MemoryAgent subscribes one subject only. No need to correlate across query.received + response.generation.

Step 13 — Wire-up

def _start_memory_recall() -> None:
    from local.tools.memory_recall_tool import MemoryRecallTool
    MemoryRecallTool().run()

def _start_memory_save() -> None:
    from local.tools.memory_save_tool import MemorySaveTool
    MemorySaveTool().run()

def _start_memory_agent() -> None:
    from local.agents.memory_agent import MemoryAgent
    MemoryAgent().run()

# In main(), after existing tools settle:
threading.Thread(target=_start_memory_recall, daemon=True).start()
threading.Thread(target=_start_memory_save, daemon=True).start()
threading.Thread(target=_start_memory_agent, daemon=True).start()
time.sleep(0.2)

Bus Subjects — Phase 2 additions

SubjectPublisherSubscriberNotes
tool.request.memory_recall GeneratorAgent MemoryRecallTool Args: {topic} or {query}
tool.result.memory_recall MemoryRecallTool GeneratorAgent (short-lived sub) Formatted memory text back to Gemma
tool.request.memory_save GeneratorAgent MemorySaveTool Args: {topic, content}
tool.result.memory_save MemorySaveTool GeneratorAgent (short-lived sub) "Memory saved: {topic}"
response.generation GeneratorAgent MemoryAgent (new subscriber) + existing Must include query field from Step 12

Acceptance Stories

S5 — episodic recall across sessions

Setup: Run one conversation turn — "The capital of Australia is Canberra, not Sydney." MemoryAgent auto-ingests it.
New session: Ask "What do you remember about Australian geography?" — Gemma should call memory_recall(query=...) and surface the prior turn.
Assert: memory_recall in tool_calls, answer mentions Canberra.

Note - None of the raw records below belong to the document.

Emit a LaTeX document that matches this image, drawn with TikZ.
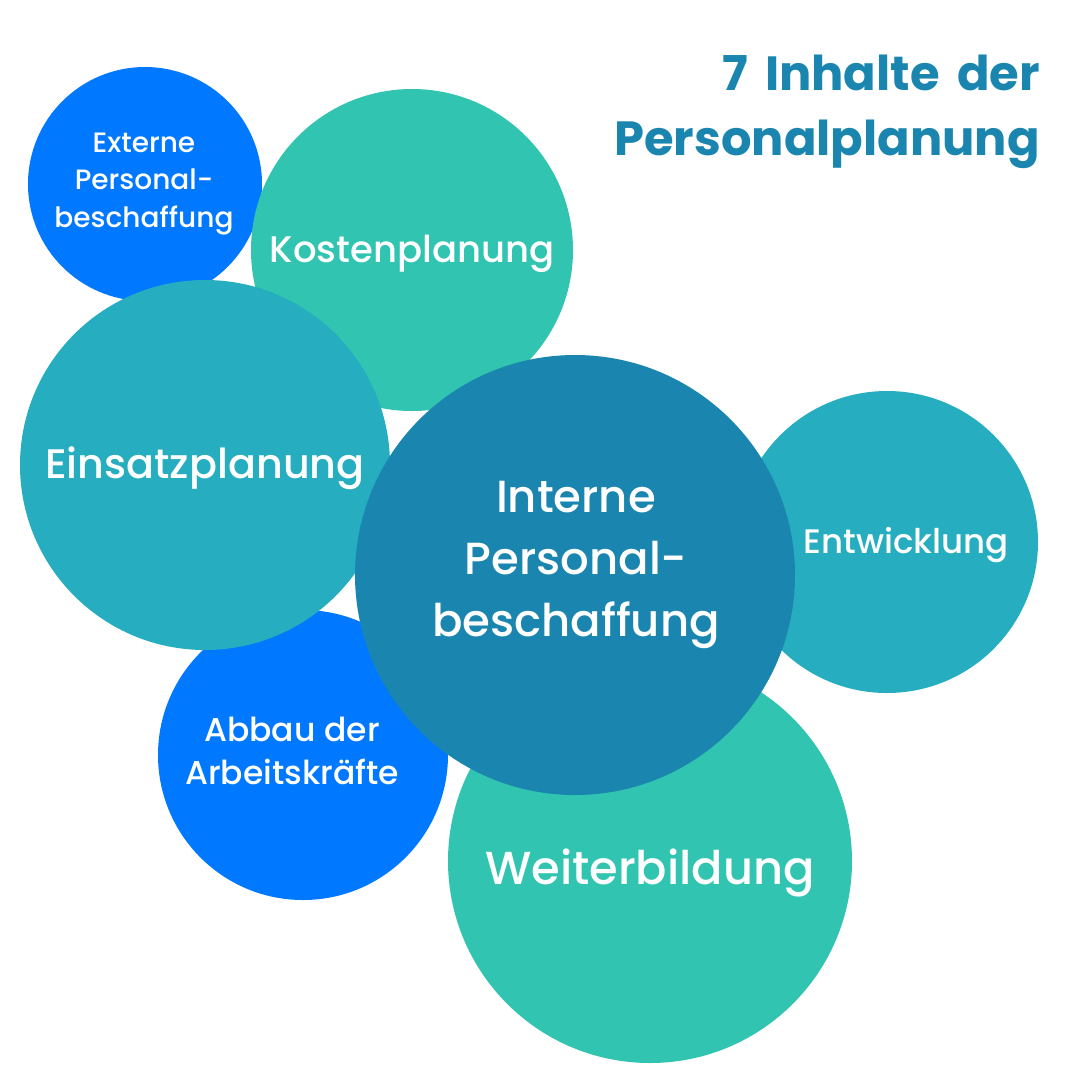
\documentclass[tikz,border=0pt]{standalone}
\usepackage{fontspec}
\setmainfont{Poppins}[UprightFont={* Medium}, BoldFont={* Bold},
  BoldFeatures={WordSpace=1.7}]
\usepackage{tikz}
\definecolor{bblue}{HTML}{0078FF}
\definecolor{bgreen}{HTML}{31C4B1}
\definecolor{bteal}{HTML}{26AEC0}
\definecolor{bdark}{HTML}{1A86B0}
\newcommand{\fsz}[2]{\fontsize{#1}{#2}\selectfont}
\tikzset{
  bub/.style ={circle, inner sep=0pt, outer sep=0pt},
  lbl/.style ={text=white, align=center, inner sep=0pt},
  ttl/.style ={anchor=north east, align=right, text=bdark, inner sep=0pt,
               font=\bfseries\fsz{48}{65}}
}

\begin{document}
\begin{tikzpicture}[x=1pt, y=-1pt]
  \useasboundingbox (0,0) rectangle (1080,1080);
  % bubbles, back to front
  \node[bub, fill=bblue, minimum size=234pt] (ext) at (145,184) {};
  \node[bub, fill=bgreen, minimum size=322pt] (kosten) at (412,250) {};
  \node[bub, fill=bblue, minimum size=290pt] (abbau) at (303,755) {};
  \node[bub, fill=bteal, minimum size=370pt] (einsatz) at (205,465) {};
  \node[bub, fill=bteal, minimum size=302pt] (entw) at (887,542) {};
  \node[bub, fill=bgreen, minimum size=404pt] (weiter) at (650,861) {};
  \node[bub, fill=bdark, minimum size=440pt] (intern) at (575,575) {};
  % labels
  \node[lbl, font=\fsz{28}{37.5}] (exttxt) at (144,184) {Externe\\Personal-\\beschaffung};
  \node[lbl, font=\fsz{37}{48}] (kostentxt) at (412,254) {Kostenplanung};
  \node[lbl, font=\fsz{41.3}{48}] (einsatztxt) at (205,468) {Einsatzplanung};
  \node[lbl, font=\fsz{45}{62}] (interntxt) at (576,565) {Interne\\Personal-\\beschaffung};
  \node[lbl, font=\fsz{34}{40}] (entwtxt) at (906,545) {Entwicklung};
  \node[lbl, font=\fsz{33}{43}] (abbautxt) at (292,751) {Abbau der\\Arbeitskräfte};
  \node[lbl, font=\fsz{46.3}{52}] (weitertxt) at (650,873) {Weiterbildung};
  % title
  \node[ttl] (titel) at (1040,55) {7 Inhalte der\\Personalplanung};
\end{tikzpicture}
\end{document}
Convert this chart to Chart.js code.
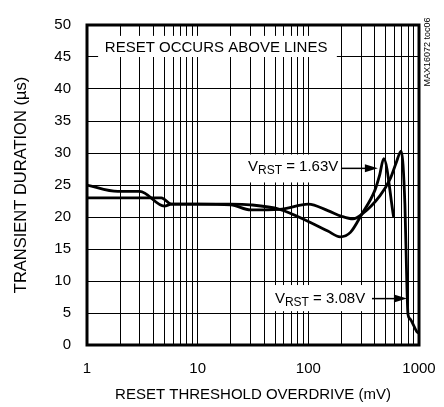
<!DOCTYPE html>
<html>
<head>
<meta charset="utf-8">
<script src="https://cdn.jsdelivr.net/npm/chart.js@4.4.0/dist/chart.umd.min.js"></script>
<style>
  html, body { margin: 0; padding: 0; background: #fff; }
</style>
</head>
<body>
<canvas id="myChart" width="444" height="407"></canvas>
<script>
// values
const v308X = [1, 1.9, 3.0, 5.0, 5.8, 10, 20, 30, 55, 100, 150, 200, 253, 303, 443, 550, 620, 690, 746, 777, 795, 828, 955, 1000];
const v308Y = [25, 24, 24, 21.7, 22, 22, 21.9, 21.1, 21.2, 22, 21, 20.1, 19.7, 20.4, 23.3, 26, 28.4, 30.3, 21.9, 9.4, 4.8, 4.1, 2.1, 1.8];

const v163X = [1, 4.7, 5.8, 10, 20, 30, 55, 100, 150, 194, 240, 303, 400, 440, 480, 590];
const v163Y = [23, 23, 22, 22, 22, 21.9, 21.2, 19.3, 17.8, 16.9, 17.6, 20.4, 24.2, 26.5, 29.1, 20];

const xTicks = [1, 2, 3, 4, 5, 6, 7, 8, 9, 10, 20, 30, 40, 50, 60, 70, 80, 90, 100, 200, 300, 400, 500, 600, 700, 800, 900, 1000];
const xLabels = ['1', '10', '100', '1000'];
const yTicks = [0, 5, 10, 15, 20, 25, 30, 35, 40, 45, 50];

const FONT = '"Liberation Sans", Arial, sans-serif';

function toPoints(xs, ys) {
    var pts = [];
    for (var i = 0; i < xs.length; i++) pts.push({ x: xs[i], y: ys[i] });
    return pts;
}

// text boxes, in data units
const noteBox = { x0: 1.26, x1: 181, y0: 45.0, y1: 48.3, tx: 1.45, ty: 46.4, text: 'RESET OCCURS ABOVE LINES' };
const label163 = { x0: 25.7, x1: 193, y0: 25.4, y1: 29.76, tx: 28.5, ty: 27.9, value: ' = 1.63V', ax0: 197, ax1: 425, ay: 27.6 };
const label308 = { x0: 46.9, x1: 360, y0: 5.29, y1: 9.37, tx: 49.9, ty: 7.2, value: ' = 3.08V', ax0: 376, ax1: 778, ay: 7.25 };

const annotations = {
    id: 'annotations',
    beforeDatasetsDraw(chart) {
        const ctx = chart.ctx;
        const xs = chart.scales.x, ys = chart.scales.y;
        ctx.save();
        ctx.fillStyle = '#fff';
        [noteBox, label163, label308].forEach(b => {
            const l = xs.getPixelForValue(b.x0), r = xs.getPixelForValue(b.x1);
            const t = ys.getPixelForValue(b.y1), bt = ys.getPixelForValue(b.y0);
            ctx.fillRect(l, t, r - l, bt - t);
        });
        ctx.fillStyle = '#000';
        ctx.textBaseline = 'middle';
        ctx.textAlign = 'left';
        ctx.font = '15px ' + FONT;
        ctx.fillText(noteBox.text, xs.getPixelForValue(noteBox.tx), ys.getPixelForValue(noteBox.ty));

        [label163, label308].forEach(b => {
            let x = xs.getPixelForValue(b.tx);
            const y = ys.getPixelForValue(b.ty);
            ctx.font = '15px ' + FONT;
            ctx.fillText('V', x, y);
            x += ctx.measureText('V').width;
            ctx.font = '12px ' + FONT;
            ctx.fillText('RST', x, y + 4);
            x += ctx.measureText('RST').width;
            ctx.font = '15px ' + FONT;
            ctx.fillText(b.value, x, y);

            // arrow
            const a0 = xs.getPixelForValue(b.ax0), a1 = xs.getPixelForValue(b.ax1);
            const ay = ys.getPixelForValue(b.ay);
            ctx.strokeStyle = '#000';
            ctx.lineWidth = 1.5;
            ctx.beginPath();
            ctx.moveTo(a0, ay);
            ctx.lineTo(a1 - 10, ay);
            ctx.stroke();
            ctx.beginPath();
            ctx.moveTo(a1, ay);
            ctx.lineTo(a1 - 13, ay - 4);
            ctx.lineTo(a1 - 13, ay + 4);
            ctx.closePath();
            ctx.fill();
        });
        ctx.restore();
    },
    afterDatasetsDraw(chart) {
        const ctx = chart.ctx;
        const a = chart.chartArea;
        ctx.save();
        ctx.strokeStyle = '#000';
        ctx.lineWidth = 3;
        ctx.strokeRect(a.left, a.top, a.right - a.left, a.bottom - a.top);
        // figure tag on the right
        ctx.translate(428, 52);
        ctx.rotate(-Math.PI / 2);
        ctx.font = '9px ' + FONT;
        ctx.fillStyle = '#000';
        ctx.textAlign = 'center';
        ctx.textBaseline = 'middle';
        ctx.fillText('MAX16072 toc06', 0, 0);
        ctx.restore();
    }
};

const lineStyle = {
    borderColor: '#000',
    borderWidth: 2.8,
    pointRadius: 0,
    fill: false,
    cubicInterpolationMode: 'monotone'
};

new Chart(document.getElementById('myChart'), {
    type: 'line',
    data: {
        datasets: [
            Object.assign({ label: 'VRST = 3.08V', data: toPoints(v308X, v308Y) }, lineStyle),
            Object.assign({ label: 'VRST = 1.63V', data: toPoints(v163X, v163Y) }, lineStyle)
        ]
    },
    options: {
        responsive: false,
        animation: false,
        layout: { padding: { top: 14, right: 25, left: 0, bottom: 0 } },
        plugins: { legend: { display: false }, tooltip: { enabled: false } },
        scales: {
            x: {
                type: 'logarithmic',
                min: 1,
                max: 1000,
                afterBuildTicks: s => { s.ticks = xTicks.map(v => ({ value: v })); },
                afterFit: s => { s.height = 62; s.paddingLeft = 0; s.paddingRight = 0; },
                grid: { color: '#000', lineWidth: 1, drawTicks: false },
                border: { display: false },
                ticks: {
                    autoSkip: false,
                    maxRotation: 0,
                    padding: 15,
                    color: '#000',
                    font: { family: FONT, size: 15 },
                    callback: v => xLabels.indexOf(String(v)) >= 0 ? String(v) : ''
                },
                title: {
                    display: true,
                    text: 'RESET THRESHOLD OVERDRIVE (mV)',
                    color: '#000',
                    font: { family: FONT, size: 15 },
                    padding: { top: 0, bottom: 3 }
                }
            },
            y: {
                min: 0,
                max: 50,
                afterBuildTicks: s => { s.ticks = yTicks.map(v => ({ value: v })); },
                afterFit: s => { s.width = 87; },
                grid: { color: '#000', lineWidth: 1, drawTicks: false },
                border: { display: false },
                ticks: {
                    padding: 16,
                    color: '#000',
                    font: { family: FONT, size: 15 }
                },
                title: {
                    display: true,
                    text: 'TRANSIENT DURATION (µs)',
                    color: '#000',
                    font: { family: FONT, size: 16.5 },
                    padding: { top: 12, bottom: 0 }
                }
            }
        }
    },
    plugins: [annotations]
});
</script>
</body>
</html>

S6 — topic save and recall

Turn 1: "Please remember my preferred language is Elixir." — Gemma calls memory_save(topic="user.language_preference", content="Elixir").
Assert: memory_save in tool_calls, confirmation in answer.
Turn 2: "What language do I prefer?" — Gemma calls memory_recall(topic="user.language_preference").
Assert: answer contains "Elixir".

Gotchas

nomic-embed-text prefix is mandatory
Without search_document: / search_query: prefixes, retrieval quality drops significantly. Always inject in MemoryService — callers pass raw text.
Topic recall does NOT use embeddings for retrieval
Topic entries are stored with embeddings (for potential future hybrid search) but retrieved via ChromaDB metadata filter: where={"topic": topic, "type": "topic"}. Exact match only. This is intentional — preferences must be reliably findable.
.chroma/ must be gitignored
Add .chroma/ to .gitignore before first run. Never commit the vector store.
Cold start: no memories on fresh install
On first run, both recall modes return empty results. memory_recall returns "No memories found." — handle gracefully, not as an error.
query field must be in response.generation before starting MemoryAgent
Add query to GeneratorAgent's response.generation payload in Step 12 before implementing MemoryAgent, or MemoryAgent will write engrams with no query text.